### [Work to be completed]
Transcribe the listing exactly, leaving out every picture.

### [Dataset extract]

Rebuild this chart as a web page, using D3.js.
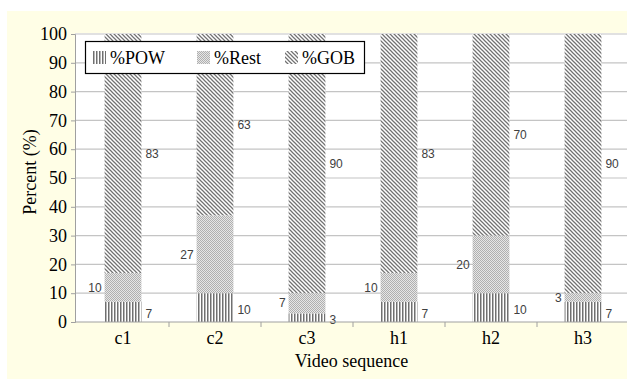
<!DOCTYPE html>
<html><head><meta charset="utf-8">
<script src="https://cdn.jsdelivr.net/npm/d3@7"></script>
<style>html,body{margin:0;padding:0;background:#fff;}svg{display:block;}</style>
</head><body>
<script>
const categories = ["c1","c2","c3","h1","h2","h3"];
const pow  = [7, 10, 3, 7, 10, 7];
const rest = [10, 27, 7, 10, 20, 3];
const gob  = [83, 63, 90, 83, 70, 90];
const seriesNames = ["%POW","%Rest","%GOB"];
const yTicks = [0,10,20,30,40,50,60,70,80,90,100];

(function(){
const W = 627, H = 379;
const svg = d3.select("body").append("svg").attr("width", W).attr("height", H);
const defs = svg.append("defs");

// patterns
const pPow = defs.append("pattern").attr("id","pPow").attr("patternUnits","userSpaceOnUse").attr("width",3).attr("height",3);
pPow.append("rect").attr("width",3).attr("height",3).attr("fill","#ffffff");
pPow.append("rect").attr("x",0).attr("width",1.5).attr("height",3).attr("fill","#707070");

const pRest = defs.append("pattern").attr("id","pRest").attr("patternUnits","userSpaceOnUse").attr("width",2).attr("height",2);
pRest.append("rect").attr("width",2).attr("height",2).attr("fill","#e6e6e6");
pRest.append("rect").attr("x",0).attr("y",0).attr("width",1).attr("height",1).attr("fill","#b0b0b0");
pRest.append("rect").attr("x",1).attr("y",1).attr("width",1).attr("height",1).attr("fill","#b0b0b0");

const pGob = defs.append("pattern").attr("id","pGob").attr("patternUnits","userSpaceOnUse").attr("width",4).attr("height",4);
pGob.append("rect").attr("width",4).attr("height",4).attr("fill","#ffffff");
pGob.append("path").attr("d","M-1,-1 L5,5 M-1,3 L1,5 M3,-1 L5,1").attr("stroke","#727272").attr("stroke-width",1.25);

const fills = ["url(#pPow)","url(#pRest)","url(#pGob)"];

// background
svg.append("rect").attr("x",7).attr("y",11).attr("width",W-7).attr("height",H-11).attr("fill","#fffee6");

const pLeft = 75, pRight = 628, pTop = 34, pBottom = 322;
svg.append("rect").attr("x",pLeft).attr("y",pTop-1).attr("width",W-pLeft).attr("height",pBottom-pTop+1).attr("fill","#ffffff");

const x = d3.scaleBand().domain(categories).range([pLeft+2, pRight+1]).paddingInner(0.6).paddingOuter(0.3);
const y = d3.scaleLinear().domain([0,100]).range([pBottom, pTop]);

// gridlines
svg.append("g").selectAll("line").data(yTicks.filter(d=>d>0)).join("line")
  .attr("x1",pLeft).attr("x2",W).attr("y1",d=>y(d)).attr("y2",d=>y(d))
  .attr("stroke","#c4c4c4").attr("stroke-width",1.2);

// stacked data
const rows = categories.map((c,i)=>({cat:c, pow:pow[i], rest:rest[i], gob:gob[i]}));
const stack = d3.stack().keys(["pow","rest","gob"])(rows);

const gBars = svg.append("g");
stack.forEach((layer, li) => {
  gBars.append("g").selectAll("rect").data(layer).join("rect")
    .attr("x", d=>x(d.data.cat))
    .attr("width", x.bandwidth())
    .attr("y", d=>y(d[1]))
    .attr("height", d=>y(d[0])-y(d[1]))
    .attr("fill", fills[li]);
});

// value labels
const lblFont = "'Liberation Sans', Arial, sans-serif";
stack.forEach((layer, li) => {
  svg.append("g").selectAll("text").data(layer).join("text")
    .attr("x", d => li===1 ? x(d.data.cat)-3 : x(d.data.cat)+x.bandwidth()+4)
    .attr("y", d => (y(d[0])+y(d[1]))/2 + (li===0 ? 2 : 0))
    .attr("dy","0.35em")
    .attr("text-anchor", li===1 ? "end" : "start")
    .style("font-family", lblFont).style("font-size", "12px").attr("fill","#404040")
    .text(d => d[1]-d[0]);
});

// axes
const serif = "'Liberation Serif','Times New Roman',serif";
const yAxis = svg.append("g").attr("transform",`translate(${pLeft},0)`)
  .call(d3.axisLeft(y).tickValues(yTicks).tickSize(4).tickPadding(4));
yAxis.select(".domain").attr("stroke","#a0a0a0");
yAxis.selectAll(".tick line").attr("stroke","#a0a0a0");
yAxis.selectAll("text").style("font-family",serif).style("font-size","18px").attr("fill","#000");

const xAxis = svg.append("g").attr("transform",`translate(0,${pBottom})`)
  .call(d3.axisBottom(x).tickSize(0).tickPadding(9));
xAxis.select(".domain").remove();
xAxis.selectAll("text").style("font-family",serif).style("font-size","18px").attr("fill","#000");
svg.append("line").attr("x1",pLeft).attr("x2",W).attr("y1",pBottom).attr("y2",pBottom).attr("stroke","#a0a0a0");
// category boundary ticks
const step = x.step();
const bounds = categories.slice(1).map(c => x(c) - step*x.paddingInner()/2);
svg.append("g").selectAll("line").data(bounds).join("line")
  .attr("x1",d=>d).attr("x2",d=>d).attr("y1",pBottom).attr("y2",pBottom+5).attr("stroke","#a0a0a0");

// axis titles
svg.append("text").attr("x",(pLeft+pRight)/2).attr("y",367).attr("text-anchor","middle")
  .style("font-family",serif).style("font-size","18px").text("Video sequence");
svg.append("text").attr("transform","translate(36,172) rotate(-90)").attr("text-anchor","middle")
  .style("font-family",serif).style("font-size","18px").text("Percent (%)");

// legend
const lg = svg.append("g");
lg.append("rect").attr("x",85.5).attr("y",41.5).attr("width",279).attr("height",32)
  .attr("fill","#fff").attr("stroke","#000").attr("stroke-width",1.2);
const lx = [93, 197, 285];
seriesNames.forEach((s,i)=>{
  lg.append("rect").attr("x",lx[i]).attr("y",51).attr("width",13).attr("height",13).attr("fill",fills[i]);
  lg.append("text").attr("x",lx[i]+17).attr("y",63.5).style("font-family",serif).style("font-size","18px").text(s);
});
})();
</script>
</body></html>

### [Result]
Rebuild this chart as a web page, using D3.js.
<!DOCTYPE html>
<html><head><meta charset="utf-8">
<script src="https://cdn.jsdelivr.net/npm/d3@7"></script>
<style>html,body{margin:0;padding:0;background:#fff;}svg{display:block;}</style>
</head><body>
<script>
const categories = ["c1","c2","c3","h1","h2","h3"];
const pow  = [7, 10, 3, 7, 10, 7];
const rest = [10, 27, 7, 10, 20, 3];
const gob  = [83, 63, 90, 83, 70, 90];
const seriesNames = ["%POW","%Rest","%GOB"];
const yTicks = [0,10,20,30,40,50,60,70,80,90,100];

(function(){
const W = 627, H = 379;
const svg = d3.select("body").append("svg").attr("width", W).attr("height", H);
const defs = svg.append("defs");

// patterns
const pPow = defs.append("pattern").attr("id","pPow").attr("patternUnits","userSpaceOnUse").attr("width",3).attr("height",3);
pPow.append("rect").attr("width",3).attr("height",3).attr("fill","#ffffff");
pPow.append("rect").attr("x",0).attr("width",1.5).attr("height",3).attr("fill","#707070");

const pRest = defs.append("pattern").attr("id","pRest").attr("patternUnits","userSpaceOnUse").attr("width",2).attr("height",2);
pRest.append("rect").attr("width",2).attr("height",2).attr("fill","#e6e6e6");
pRest.append("rect").attr("x",0).attr("y",0).attr("width",1).attr("height",1).attr("fill","#b0b0b0");
pRest.append("rect").attr("x",1).attr("y",1).attr("width",1).attr("height",1).attr("fill","#b0b0b0");

const pGob = defs.append("pattern").attr("id","pGob").attr("patternUnits","userSpaceOnUse").attr("width",4).attr("height",4);
pGob.append("rect").attr("width",4).attr("height",4).attr("fill","#ffffff");
pGob.append("path").attr("d","M-1,-1 L5,5 M-1,3 L1,5 M3,-1 L5,1").attr("stroke","#727272").attr("stroke-width",1.25);

const fills = ["url(#pPow)","url(#pRest)","url(#pGob)"];

// background
svg.append("rect").attr("x",7).attr("y",11).attr("width",W-7).attr("height",H-11).attr("fill","#fffee6");

const pLeft = 75, pRight = 628, pTop = 34, pBottom = 322;
svg.append("rect").attr("x",pLeft).attr("y",pTop-1).attr("width",W-pLeft).attr("height",pBottom-pTop+1).attr("fill","#ffffff");

const x = d3.scaleBand().domain(categories).range([pLeft+2, pRight+1]).paddingInner(0.6).paddingOuter(0.3);
const y = d3.scaleLinear().domain([0,100]).range([pBottom, pTop]);

// gridlines
svg.append("g").selectAll("line").data(yTicks.filter(d=>d>0)).join("line")
  .attr("x1",pLeft).attr("x2",W).attr("y1",d=>y(d)).attr("y2",d=>y(d))
  .attr("stroke","#c4c4c4").attr("stroke-width",1.2);

// stacked data
const rows = categories.map((c,i)=>({cat:c, pow:pow[i], rest:rest[i], gob:gob[i]}));
const stack = d3.stack().keys(["pow","rest","gob"])(rows);

const gBars = svg.append("g");
stack.forEach((layer, li) => {
  gBars.append("g").selectAll("rect").data(layer).join("rect")
    .attr("x", d=>x(d.data.cat))
    .attr("width", x.bandwidth())
    .attr("y", d=>y(d[1]))
    .attr("height", d=>y(d[0])-y(d[1]))
    .attr("fill", fills[li]);
});

// value labels
const lblFont = "'Liberation Sans', Arial, sans-serif";
stack.forEach((layer, li) => {
  svg.append("g").selectAll("text").data(layer).join("text")
    .attr("x", d => li===1 ? x(d.data.cat)-3 : x(d.data.cat)+x.bandwidth()+4)
    .attr("y", d => (y(d[0])+y(d[1]))/2 + (li===0 ? 2 : 0))
    .attr("dy","0.35em")
    .attr("text-anchor", li===1 ? "end" : "start")
    .style("font-family", lblFont).style("font-size", "12px").attr("fill","#404040")
    .text(d => d[1]-d[0]);
});

// axes
const serif = "'Liberation Serif','Times New Roman',serif";
const yAxis = svg.append("g").attr("transform",`translate(${pLeft},0)`)
  .call(d3.axisLeft(y).tickValues(yTicks).tickSize(4).tickPadding(4));
yAxis.select(".domain").attr("stroke","#a0a0a0");
yAxis.selectAll(".tick line").attr("stroke","#a0a0a0");
yAxis.selectAll("text").style("font-family",serif).style("font-size","18px").attr("fill","#000");

const xAxis = svg.append("g").attr("transform",`translate(0,${pBottom})`)
  .call(d3.axisBottom(x).tickSize(0).tickPadding(9));
xAxis.select(".domain").remove();
xAxis.selectAll("text").style("font-family",serif).style("font-size","18px").attr("fill","#000");
svg.append("line").attr("x1",pLeft).attr("x2",W).attr("y1",pBottom).attr("y2",pBottom).attr("stroke","#a0a0a0");
// category boundary ticks
const step = x.step();
const bounds = categories.slice(1).map(c => x(c) - step*x.paddingInner()/2);
svg.append("g").selectAll("line").data(bounds).join("line")
  .attr("x1",d=>d).attr("x2",d=>d).attr("y1",pBottom).attr("y2",pBottom+5).attr("stroke","#a0a0a0");

// axis titles
svg.append("text").attr("x",(pLeft+pRight)/2).attr("y",367).attr("text-anchor","middle")
  .style("font-family",serif).style("font-size","18px").text("Video sequence");
svg.append("text").attr("transform","translate(36,172) rotate(-90)").attr("text-anchor","middle")
  .style("font-family",serif).style("font-size","18px").text("Percent (%)");

// legend
const lg = svg.append("g");
lg.append("rect").attr("x",85.5).attr("y",41.5).attr("width",279).attr("height",32)
  .attr("fill","#fff").attr("stroke","#000").attr("stroke-width",1.2);
const lx = [93, 197, 285];
seriesNames.forEach((s,i)=>{
  lg.append("rect").attr("x",lx[i]).attr("y",51).attr("width",13).attr("height",13).attr("fill",fills[i]);
  lg.append("text").attr("x",lx[i]+17).attr("y",63.5).style("font-family",serif).style("font-size","18px").text(s);
});
})();
</script>
</body></html>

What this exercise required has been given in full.